Bahkan makan nasi di pagi hari melalui sarapan gratis gizi lengkap juga menurutnya bisa mencegah obesitas pada orang dewasa hingga menurunkan penyakit kronis seperti diabetes.

"Bukan hanya anaknya, makan nasi lengkap di pagi hari itu mencegah obesitas dan mencegah stunting serta malnutrisi pada anak, dan termasuk penyakit kronis. Kebiasaan makan pagi yang baik penurunan diabetes," paparnya.

Dokter gizi klinik alumni Universitas Padjadjaran (Unpad) itu menambahkan, saat ini Indonesia, bahkan dunia, dihadapkan pada masalah tingginya angka diabetes yang terus bertambah dari tahun ke tahun.

"Obesitas dan obesitas sentral merupakan salah satu masalah kesehatan global, diperkirakan 1,9 miliar orang akan menderita obesitas pada 2035. Maka dari itu, sangatlah penting untuk tidak meremehkan kompleksitas ilmiah dari penyakit ini," sambung Dr. Gaga.

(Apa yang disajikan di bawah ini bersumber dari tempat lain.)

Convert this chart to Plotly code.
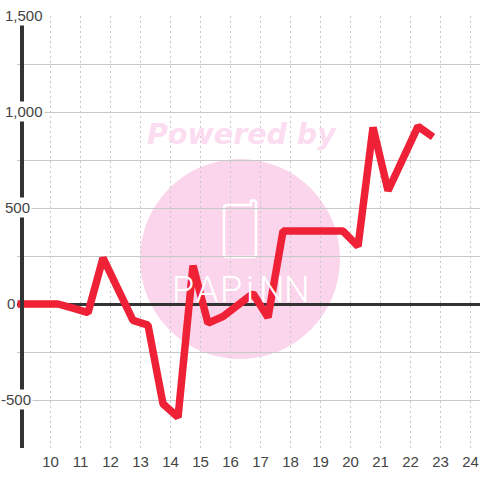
import plotly.graph_objects as go

hours = [8.9, 9.25, 9.75, 10.25, 10.75, 11.25, 11.75, 12.25, 12.75, 13.25, 13.75, 14.25, 14.75, 15.25,
         15.75, 16.25, 16.75, 17.25, 17.75, 18.25, 18.75, 19.25, 19.75, 20.25, 20.75, 21.25, 21.75, 22.25, 22.75]
values = [0, 0, 0, 0, -22, -45, 240, 75, -85, -110, -520, -590, 200, -100,
          -65, -5, 55, -70, 380, 380, 380, 380, 380, 300, 920, 590, 755, 925, 870]
y_ticks = [1500, 1000, 500, 0, -500]
y_labels = ["1,500", "1,000", "500", "0", "-500"]
x_ticks = list(range(10, 25))
logo_letters = ["P", "A", "P", "i", "N", "N"]
logo_centers = [183, 207, 231, 250, 272, 297]

W = 480
L, R, T, B = 17, 0, 16, 32
PW, PH = W - L - R, 480 - T - B
font = "Liberation Sans, Arial, sans-serif"


def px(x):
    return (x - L) / PW


def py(y):
    return (480 - B - y) / PH


fig = go.Figure()
fig.add_trace(go.Scatter(x=hours, y=values, mode="lines",
                         line=dict(color="#ee2137", width=7.5, shape="linear"),
                         hoverinfo="skip", showlegend=False))

phone = (f"M {px(227)} {py(205)} L {px(251)} {py(205)} L {px(251)} {py(201)} "
         f"Q {px(254)} {py(199)} {px(256)} {py(202)} L {px(256)} {py(254)} "
         f"Q {px(256)} {py(257)} {px(253)} {py(257)} L {px(227)} {py(257)} "
         f"Q {px(224)} {py(257)} {px(224)} {py(254)} L {px(224)} {py(208)} "
         f"Q {px(224)} {py(205)} {px(227)} {py(205)} Z")

fig.update_layout(
    width=480, height=480, margin=dict(l=L, r=R, t=T, b=B, autoexpand=False),
    paper_bgcolor="white", plot_bgcolor="white", showlegend=False,
    xaxis=dict(range=[8.883, 8.883 + PW / 30], tickvals=x_ticks, ticktext=[str(v) for v in x_ticks],
               showgrid=True, gridcolor="#c8c8c8", griddash="2px,3px", gridwidth=1,
               zeroline=False, showline=False, ticks="outside", ticklen=0, tickcolor="rgba(0,0,0,0)",
               tickfont=dict(family=font, size=15, color="#444444")),
    yaxis=dict(range=[-750, 1500], tickvals=[1500, 1250, 1000, 750, 500, 250, 0, -250, -500, -750],
               showticklabels=False, showgrid=True, gridcolor="#c8c8c8", gridwidth=1,
               zeroline=True, zerolinecolor="#333333", zerolinewidth=3,
               anchor="free", position=px(22),
               showline=True, linecolor="#333333", linewidth=4, ticks=""),
    shapes=[dict(type="circle", xref="paper", yref="paper", layer="below",
                 x0=px(140), x1=px(340), y0=py(359), y1=py(159),
                 fillcolor="#fbd5ec", line=dict(width=0)),
            dict(type="path", xref="paper", yref="paper", layer="below", path=phone,
                 line=dict(color="white", width=2.5), fillcolor="rgba(0,0,0,0)")],
)

fig.add_annotation(text="<b><i>Powered by</i></b>", xref="paper", yref="paper",
                   x=px(241.5), y=py(134), xanchor="center", yanchor="middle", showarrow=False,
                   font=dict(family="DejaVu Sans, sans-serif", size=28.5, color="#fcdcf0"))
for ch, cx in zip(logo_letters, logo_centers):
    fig.add_annotation(text=ch, xref="paper", yref="paper", x=px(cx), y=py(290),
                       xanchor="center", yanchor="middle", showarrow=False,
                       font=dict(family="Roboto, sans-serif", size=36, color="white", weight=300))

for v, s in zip(y_ticks, y_labels):
    left = -1 if v < 0 else (5 if v == 0 else 3)
    fig.add_annotation(text=s, xref="paper", yref="y", x=px(left), y=v, yshift=1,
                       xanchor="left", yanchor="middle", showarrow=False, bgcolor="white",
                       borderpad=1, font=dict(family=font, size=15, color="#444444"))

fig.write_html("out.html", config=dict(displayModeBar=False),
               post_script="document.body.style.margin='0';"
                           "document.querySelectorAll('.js-line').forEach(p=>{p.style.strokeLinejoin='bevel';});")
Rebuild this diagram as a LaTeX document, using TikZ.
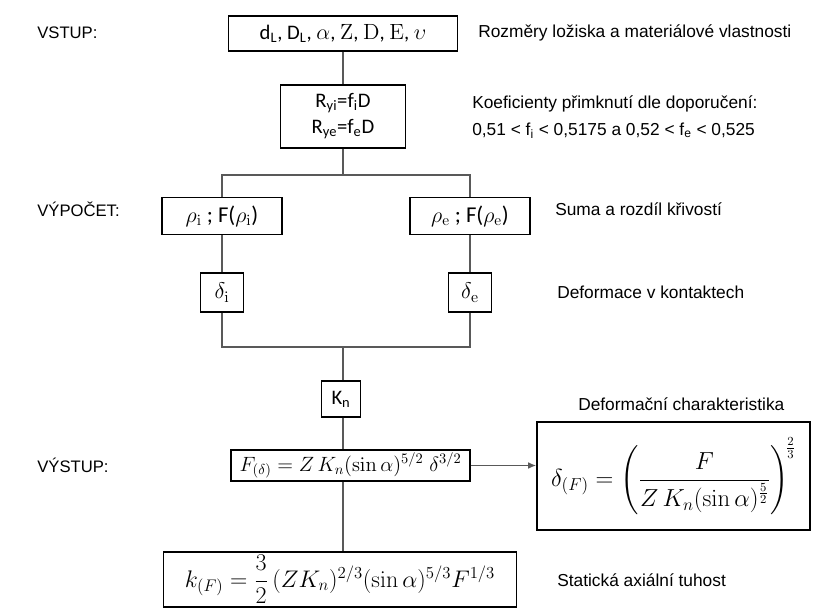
\RequirePackage{fix-cm}
\documentclass[tikz,border=0pt]{standalone}
\usepackage{amsmath}
\usepackage[no-math]{fontspec}
\setmainfont{Liberation Sans}
\newfontfamily\calfont{Carlito}
\newcommand{\fmath}[1]{{\fontsize{16.5}{19}\selectfont$#1$}}
\usetikzlibrary{arrows.meta}

\begin{document}
\begin{tikzpicture}[x=0.75pt, y=-0.75pt,
    box/.style={draw, line width=1.1pt, inner sep=2pt, align=center, font=\fontsize{15.5}{19.5}\selectfont\calfont},
    mathbox/.style={box, font=\fontsize{15.5}{18}\selectfont},
    note/.style={anchor=west, inner sep=0pt, align=left, font=\fontsize{13}{20}\selectfont},
    stage/.style={anchor=west, inner sep=0pt, font=\fontsize{12.5}{14}\selectfont},
    link/.style={black!65, line width=0.8pt}]
    \useasboundingbox (0,0) rectangle (813,609);

    \node[stage] (vstup) at (37,33) {VSTUP:};
    \node[stage] (vypocet) at (37,209) {VÝPOČET:};
    \node[stage] (vystup) at (37,465) {VÝSTUP:};

    \node[box, minimum width=172pt, minimum height=26pt] (inp) at (343,33.5)
        {d\textsubscript{L}, D\textsubscript{L}, \fmath{\alpha}, \fmath{\mathrm{Z}}, \fmath{\mathrm{D}}, \fmath{\mathrm{E}}, \fmath{\upsilon}};
    \node[box, minimum width=94pt, minimum height=47pt] (koef) at (343,116.5)
        {R\textsubscript{yi}=f\textsubscript{i}D\\R\textsubscript{ye}=f\textsubscript{e}D};
    \node[box, font=\fontsize{17}{20}\selectfont\calfont, minimum width=90pt, minimum height=28pt] (rhoi) at (222,216)
        {\fmath{\rho_\mathrm{i}} ; F(\fmath{\rho_\mathrm{i}})};
    \node[box, font=\fontsize{17}{20}\selectfont\calfont, minimum width=90pt, minimum height=28pt] (rhoe) at (470,216)
        {\fmath{\rho_\mathrm{e}} ; F(\fmath{\rho_\mathrm{e}})};
    \node[mathbox, font=\fontsize{17}{20}\selectfont, minimum width=32pt, minimum height=29pt] (deli) at (222,292.5) {$\delta_\mathrm{i}$};
    \node[mathbox, font=\fontsize{17}{20}\selectfont, minimum width=32pt, minimum height=29pt] (dele) at (470,292.5) {$\delta_\mathrm{e}$};
    \node[box, minimum width=29pt, minimum height=27pt] (kn) at (341,399) {K\textsubscript{n}};
    \node[mathbox, minimum width=179pt, minimum height=23pt] (fdel) at (350.5,465.5)
        {$F_{(\delta)} = Z\,K_n(\sin\alpha)^{5/2}\;\delta^{3/2}$};
    \node[mathbox, font=\fontsize{18.5}{22}\selectfont, minimum width=205pt, minimum height=81pt] (delf) at (673.5,476)
        {$\delta_{(F)} = \left(\dfrac{F}{Z\,K_n(\sin\alpha)^{\frac{5}{2}}}\right)^{\!\frac{2}{3}}$};
    \node[mathbox, font=\fontsize{18}{21}\selectfont, minimum width=265pt, minimum height=41pt] (kf) at (340,579.5)
        {$k_{(F)} = \dfrac{3}{2}\,(ZK_n)^{2/3}(\sin\alpha)^{5/3}F^{1/3}$};

    \node[note] (rozmery) at (478,33) {Rozměry ložiska a materiálové vlastnosti};
    \node[note] (koeftxt) at (472,117) {Koeficienty přimknutí dle doporučení:\\0,51 < f\textsubscript{i} < 0,5175 a 0,52 < f\textsubscript{e} < 0,525};
    \node[note] (suma) at (555,209) {Suma a rozdíl křivostí};
    \node[note] (deform) at (557,292) {Deformace v kontaktech};
    \node[note] (charakt) at (578,404) {Deformační charakteristika};
    \node[note] (tuhost) at (557,580) {Statická axiální tuhost};

    \coordinate (split) at (343,175);
    \coordinate (merge) at (343,347);
    \draw[link] (inp) -- (koef);
    \draw[link] (koef) -- (split);
    \draw[link] (rhoi) |- (split) -| (rhoe);
    \draw[link] (rhoi) -- (deli);
    \draw[link] (rhoe) -- (dele);
    \draw[link] (deli) |- (merge) -| (dele);
    \draw[link] (merge) -- (merge |- kn.north);
    \draw[link] (merge |- kn.south) -- (merge |- fdel.north);
    \draw[link] (merge |- fdel.south) -- (merge |- kf.north);
    \draw[link, -{Latex[length=6pt, width=5pt]}] (fdel.east) -- (fdel.east -| delf.west);
\end{tikzpicture}
\end{document}
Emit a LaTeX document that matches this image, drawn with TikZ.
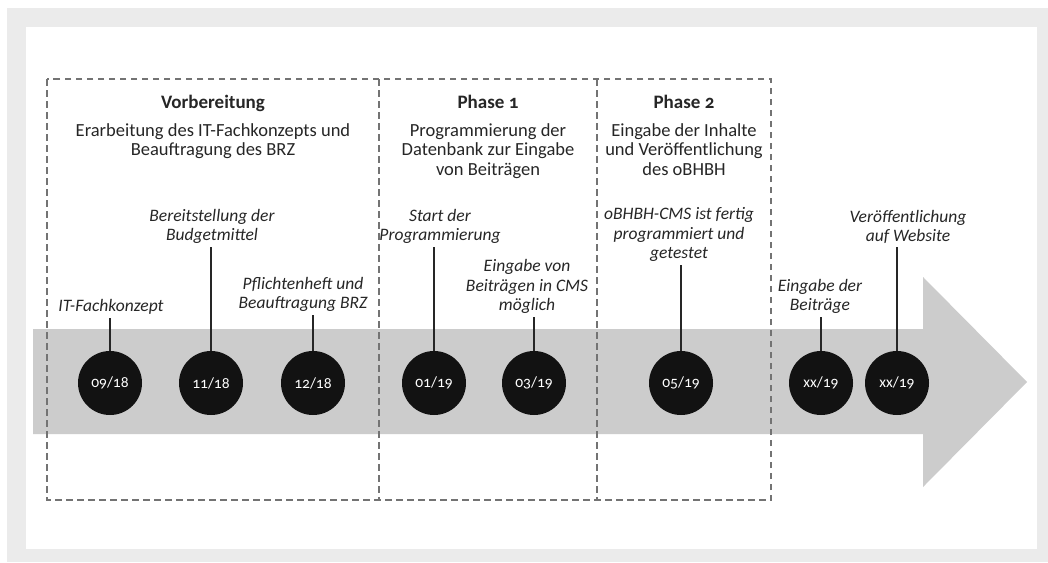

Di acara yang sama, turut hadir juga Ketua Tim Kerja Penyakit Diabetes Melitus dan Gangguan Metabolik Kemenkes, dr. Esti Widiastuti, MScPH yang memaparkan data Riset Kesehatan Dasar 2007, 2013, dan 2018 yang menunjukkan kenaikan kasus obesitas pada usia di atas 18 tahun, yaitu 1 dari 3 orang dewasa mengalami obesitas.

Baca Juga: Harapan Pedagang Nasi Terlibat dalam Program Makan Siang Gratis: Bisa Serap Tenaga Kerja

"35,4 persen atau setara 68 juta orang dewasa di Indonesia dalam kondisi obesitas. Sedangkan obesitas pada anak dialami 20 persen alias 1 dari 5 anak Indonesia usia 5 hingga 12 tahun dalam kondisi berat badan berlebih (overweight) atau obesitas," papar dr. Esti.

Obesitas adalah kondisi yang menggambarkan seseorang memiliki badan berlebih, kegemukan, dan mengandung banyak lemak pada tubuhnya.

Hal yang sama juga diutarakan Clinical, Medical, and Regulatory Novo Nordisk Indonesia, dr. Riyanny Meisha Tarliman yang menjelaskan kunci mengatasi obesitas bukan sekadar mengubah gaya hidup, tapi juga memerlukan lingkungan yang mendukung pola hidup sehat, termasuk gencar pemberian edukasi dan advokasi kepada masyarakat.

"Sejalan dengan kementerian, Novo Nordisk Indonesia berkomitmen untuk mendorong perubahan dalam penanganan obesitas dengan berfokus pada edukasi, advokasi dan riset, serta bekerja sama dengan berbagai pihak terkait. Dari tahun ke tahun, Novo Nordisk Indonesia senantiasa terlibat aktif dalam meningkatkan kesadaran masyarakat dan memberikan edukasi terkait obesitas melalui berbagai inisiatif," timpal dr. Riyanny.